Pope: Madrid – Capital of the world for youth

The arrival of Pope Benedict, World Youth Day in Madrid moved up a gear and in Benedict’s words, Madrid has become the capital of the world for youth.

Amid the heat of the burning sun, the 1.5 – 2 million pilgrims, the need for water, all didn’t seem to matter to Jo Anne Rowney who tweeted her excitement as she was “about to see Papa.”

In his address to the youth, the Holy Father told the vibrant youth that it is God who gives wings to our freedom, God’s words that feed our being, but when we don’t follow Christ and get lost we can always count on God’s mercy, particularly in the sacrament of penance.

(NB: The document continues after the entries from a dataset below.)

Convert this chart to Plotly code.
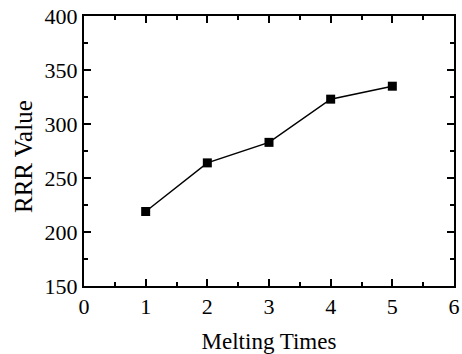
import plotly.graph_objects as go

melting_times = [1, 2, 3, 4, 5]
rrr_values = [219, 264, 283, 323, 335]

font_family = "Liberation Serif, Times New Roman, serif"

fig = go.Figure()
fig.add_trace(go.Scatter(
    x=melting_times, y=rrr_values, mode="lines+markers",
    line=dict(color="black", width=1.5),
    marker=dict(symbol="square", size=9, color="black"),
    showlegend=False,
))

axis_common = dict(
    showline=True, linecolor="black", linewidth=2, mirror="ticks",
    ticks="inside", ticklen=7, tickwidth=1.5, tickcolor="black",
    showgrid=False, zeroline=False,
    tickfont=dict(family=font_family, size=22, color="black"),
    automargin=False,
)

fig.update_xaxes(
    range=[0, 6], dtick=1, tick0=0,
    minor=dict(ticks="inside", ticklen=4, tickwidth=1.5, tickcolor="black", dtick=0.5, tick0=0),
    title=dict(text="Melting Times", font=dict(family=font_family, size=23, color="black"), standoff=16),
    **axis_common,
)
fig.update_yaxes(
    range=[150, 400], dtick=50, tick0=150,
    minor=dict(ticks="inside", ticklen=4, tickwidth=1.5, tickcolor="black", dtick=25, tick0=150),
    **axis_common,
)

fig.add_annotation(
    text="RRR Value", textangle=-90, showarrow=False,
    xref="paper", yref="paper", x=-0.162, y=0.478,
    xanchor="center", yanchor="middle",
    font=dict(family=font_family, size=25, color="black"),
)

fig.update_layout(
    width=462, height=354,
    margin=dict(l=84, r=8, t=16, b=68),
    paper_bgcolor="white", plot_bgcolor="white",
)

fig.write_html("out.html")
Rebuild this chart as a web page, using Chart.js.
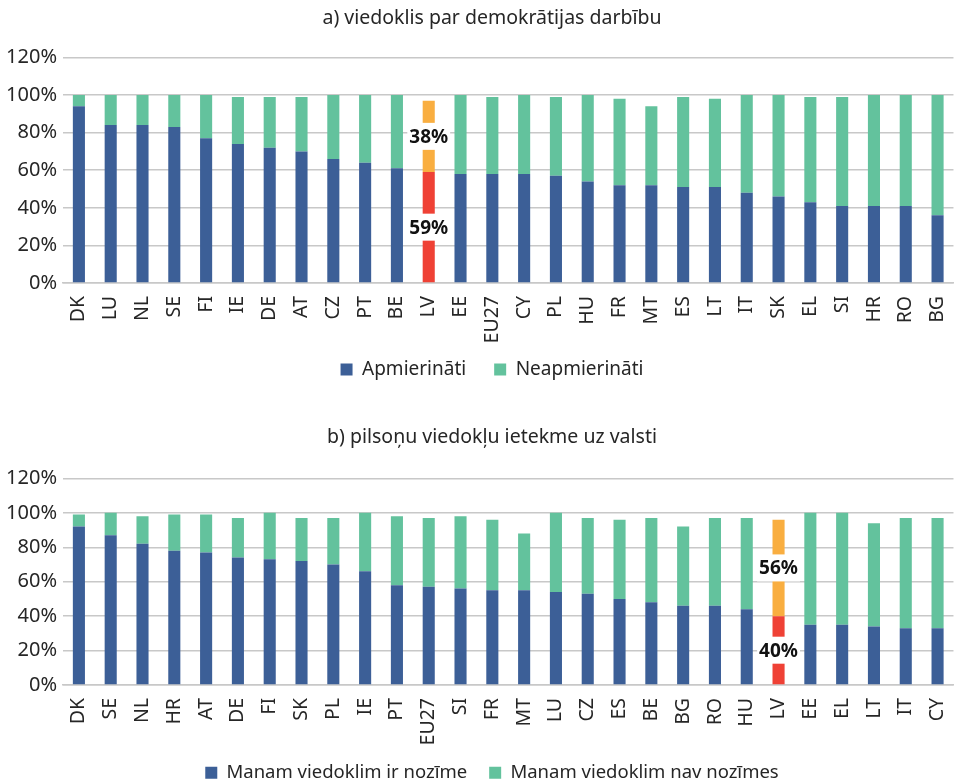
<!DOCTYPE html>
<html>
<head>
<meta charset="utf-8">
<script src="https://cdn.jsdelivr.net/npm/chart.js@4"></script>
<style>
  body { margin: 0; background: #fff; overflow: hidden; }
  .box { position: absolute; left: 0; width: 966px; }
  #boxA { top: 0; height: 389px; }
  #boxB { top: 419px; height: 373px; }
</style>
</head>
<body>
<div class="box" id="boxA"><canvas id="chartA"></canvas></div>
<div class="box" id="boxB"><canvas id="chartB"></canvas></div>
<script>
// a) viedoklis par demokrātijas darbību
const countriesA = ['DK','LU','NL','SE','FI','IE','DE','AT','CZ','PT','BE','LV','EE','EU27','CY','PL','HU','FR','MT','ES','LT','IT','SK','EL','SI','HR','RO','BG'];
const satisfied = [94,84,84,83,77,74,72,70,66,64,61,59,58,58,58,57,54,52,52,51,51,48,46,43,41,41,41,36];
const dissatisfied = [6,16,16,17,23,25,27,29,34,36,39,38,42,41,42,42,46,46,42,48,47,52,54,56,58,59,59,64];

// b) pilsoņu viedokļu ietekme uz valsti
const countriesB = ['DK','SE','NL','HR','AT','DE','FI','SK','PL','IE','PT','EU27','SI','FR','MT','LU','CZ','ES','BE','BG','RO','HU','LV','EE','EL','LT','IT','CY'];
const voiceCounts = [92,87,82,78,77,74,73,72,70,66,58,57,56,55,55,54,53,50,48,46,46,44,40,35,35,34,33,33];
const voiceNot = [7,13,16,21,22,23,27,25,27,34,40,40,42,41,33,46,44,46,49,46,51,53,56,65,65,60,64,64];

const yTicks = [0,20,40,60,80,100,120];

const BLUE = '#3c5f97';
const GREEN = '#63c29d';
const RED = '#ef4135';
const ORANGE = '#f9ae40';
const FONT = 'Noto Sans';
const TEXT = '#262626';

Chart.defaults.font.family = FONT;
Chart.defaults.color = TEXT;

// draws the LV value labels on a white patch
const lvLabels = {
  id: 'lvLabels',
  afterDatasetsDraw(chart) {
    const idx = chart.data.labels.indexOf('LV');
    const ctx = chart.ctx;
    ctx.save();
    ctx.font = 'bold 19px ' + FONT;
    ctx.textAlign = 'center';
    ctx.textBaseline = 'middle';
    chart.data.datasets.forEach((ds, i) => {
      const bar = chart.getDatasetMeta(i).data[idx];
      const y = (bar.y + bar.base) / 2;
      const txt = ds.data[idx] + '%';
      const w = ctx.measureText(txt).width + 4;
      ctx.fillStyle = '#fff';
      ctx.fillRect(bar.x - w / 2, y - 13.5, w, 27);
      ctx.fillStyle = '#111';
      ctx.fillText(txt, bar.x, y + 1);
    });
    ctx.restore();
  }
};

function makeChart(id, title, labels, first, second, names, o) {
  const lv = labels.indexOf('LV');
  return new Chart(document.getElementById(id), {
    type: 'bar',
    data: {
      labels: labels,
      datasets: [{
        label: names[0],
        data: first,
        backgroundColor: c => c.dataIndex === lv ? RED : BLUE
      }, {
        label: names[1],
        data: second,
        backgroundColor: c => c.dataIndex === lv ? ORANGE : GREEN
      }]
    },
    options: {
      responsive: true,
      maintainAspectRatio: false,
      animation: false,
      categoryPercentage: 1,
      barPercentage: 0.38,
      layout: { padding: { left: 20, right: 2, top: 0, bottom: 0 } },
      plugins: {
        title: {
          display: true,
          text: title,
          font: { size: 19.5, weight: 'normal' },
          color: TEXT,
          padding: { top: 7, bottom: o.titleGap }
        },
        legend: {
          position: 'bottom',
          onClick: null,
          labels: {
            boxWidth: 12,
            boxHeight: 12,
            padding: o.legendGap,
            font: { size: o.legendSize },
            color: TEXT
          }
        },
        tooltip: { enabled: false }
      },
      scales: {
        x: {
          stacked: true,
          grid: { display: false },
          border: { color: '#c8c8c8', width: 1.5 },
          ticks: { minRotation: 90, maxRotation: 90, autoSkip: false, font: { size: 19.5 }, padding: 5 },
          afterFit: s => {
            s.height = o.xHeight;
            // let long labels (EU27) run past the shortened axis box
            s._computeLabelArea = () => null;
          }
        },
        y: {
          stacked: true,
          min: 0,
          max: 120,
          afterBuildTicks: s => { s.ticks = yTicks.map(v => ({ value: v })); },
          grid: { color: '#c8c8c8', lineWidth: 1.5, drawTicks: false },
          border: { display: false },
          ticks: { font: { size: 20 }, padding: 6, callback: v => v + '%' },
          afterFit: s => {
            s.width = 43;
            s._computeLabelArea = () => null;
          }
        }
      }
    },
    plugins: [lvLabels]
  });
}

makeChart('chartA', 'a) viedoklis par demokrātijas darbību', countriesA, satisfied, dissatisfied,
  ['Apmierināti', 'Neapmierināti'], { titleGap: 27, xHeight: 49, legendGap: 28, legendSize: 19 });
makeChart('chartB', 'b) pilsoņu viedokļu ietekme uz valsti', countriesB, voiceCounts, voiceNot,
  ['Manam viedoklim ir nozīme', 'Manam viedoklim nav nozīmes'], { titleGap: 29, xHeight: 56.5, legendGap: 22, legendSize: 18.5 });
</script>
</body>
</html>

Pope Benedict told the youth that humanity has been created and is the main protagonist in the search for truth.

He encouraged the pilgrims to use the time to get to know Christ better, to build on solid rock, rock that is stable.

Towards the end of his address, Benedict commended the fruits of the Madrid WYD to Mary. “She teaches like no one else,” he said.

Support among the pilgrims is immeasurable, however the Pope’s visit is not without contention.

  • Eight demonstrators have been arrested and 11 people injured in clashes between riot police and protesters in Madrid opposed to a visit by the Pope. The violence broke out after a march by thousands of people angry that – among other things – taxpayer money is being spent on the four-day visit by Pope Benedict XVI for a festival called World Youth Day.
  • Earlier in the day, a young chemistry student working as a volunteer to prepare a visit by the Pope to Madrid was arrested on suspicion of planning a gas attack targeting protesters opposed to the pontiff’s stay.
  • Throughout the buildup and during WYD, young activists are taking their “Condoms4Life” campaign to the streets of the Madrid, this despite civil authorities some weeks ago barring bus ads and billboards in the city.

Not leaving a moment to chance, on the flight to Madrid, the pope answered several questions put to him by reporters, one of which at least indirectly related to the question of taxpayer money being spent on his visit and WYD when he denounced economic structures that put profits ahead of people.

“The economy cannot be measured by the maximum profit but by the common good,” Benedict told journalists.

“The economy cannot function only with mercantile self-regulation but needs an ethical reason in order to work for man,” he said.

The Spanish economy is struggling to exit a recession which has left one in five unemployed, of which a large proportion are young people.